Comme tous les catholiques conservateurs, Christine Boutin ne change pas. Elle aime ce pape parce qu'il ne change pas non plus. Quel dommage tout de même que cette passion pour la constance figée ne se contente pas d'admirer des statues... Le Vatican serait peut-être moins pétrifié.
Le monde bouge trop vite à son goût ? Qu'il se rassure. A force de mener croisade contre le féminisme et l'égalité, l'humanisme ne va pas si vite. La discrimination des femmes et des homosexuels se maintient à un score tout à fait honorable. Ils continuent d'être envoyés en prison, pendus ou lapidés. Parfois, c'est vrai, l'humanisme vient à bout du fatalisme. Au Danemark, les couples de même sexe vont pouvoir adopter. En France, Nadine Morano, ministre de la famille, propose d'aménager le statut du "beau-parent" pour toutes les familles, qu'elles soient recomposées ou homoparentales. Christine Boutin s'en inquiète. Vous ne vous attendiez tout de même à ce qu'elle applaudisse ! Une statue, c'est fragile. Un mouvement et elles se mettent à craquer.

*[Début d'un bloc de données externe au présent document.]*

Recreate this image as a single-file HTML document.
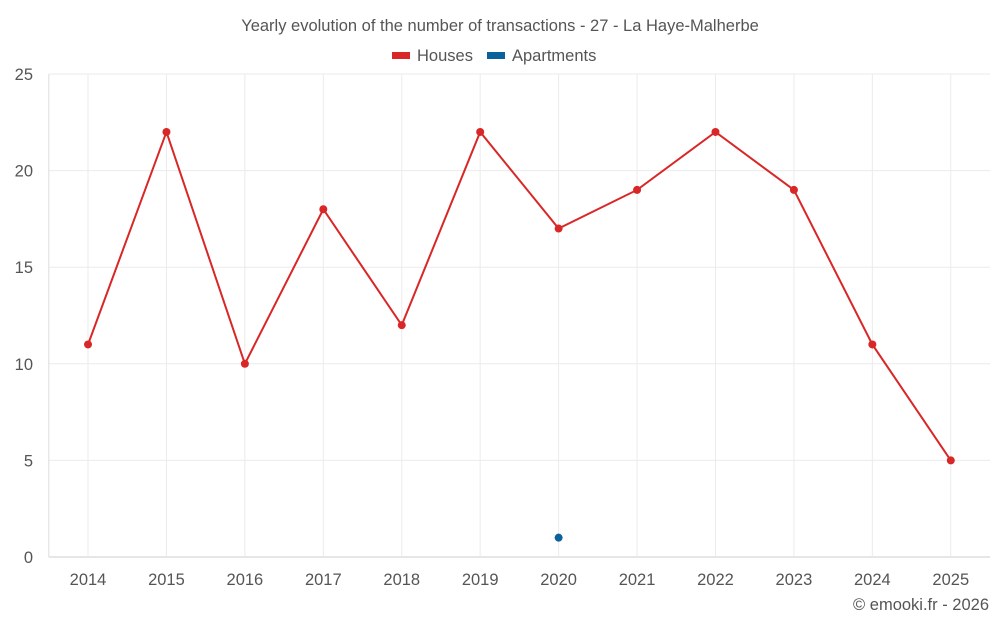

Que les statues se rassurent. Il faudra encore quelques années avant que les couples de même sexe n'aient pas seulement les mêmes devoirs mais aussi les mêmes droits que les autres. Même si, reconnaissons-le, à force d'être en mouvement, la droite française a bien évolué sur ce sujet. Surtout quand on a en tête les cris d'orfraie qu'elle poussait lors du débat sur le pacs.
Dix ans plus tard, même la droite catholique est horrifiée par l'intolérance du pape. Preuve qu'on peut aimer les statues sans ressentir le besoin d'en poser une sur le trône de Pierre. Leur vigilance rassure. Allons au-delà. Rêvons d'un pape qui puisse un jour faire autre chose que donner des leçons de morale irresponsables et inhumaines. Pourquoi pas ?
Pourquoi le pape ne pourrait-il pas prôner le droit à l'amour, une sexualité déculpabilisée, donc épanouie et protectrice ? Pourquoi pas ne pas rêver à des religions renouant avec leur part d'humanisme au lieu de nous asséner leur part d'ombre dominatrice ? Pourquoi ne pas souhaiter des imams luttant contre le terrorisme avec des fleurs, des rabbins portant secours aux enfants de Gaza et d'un pape distribuant des préservatifs en Afrique.
La planète aurait-elle vraiment perdu ses repères ? Le monde serait-il englouti comme Sodome et Gomorrhe ? Ou est-ce maintenant, à force de voir des religieux jouer les statuettes de malheur, que le monde sombre.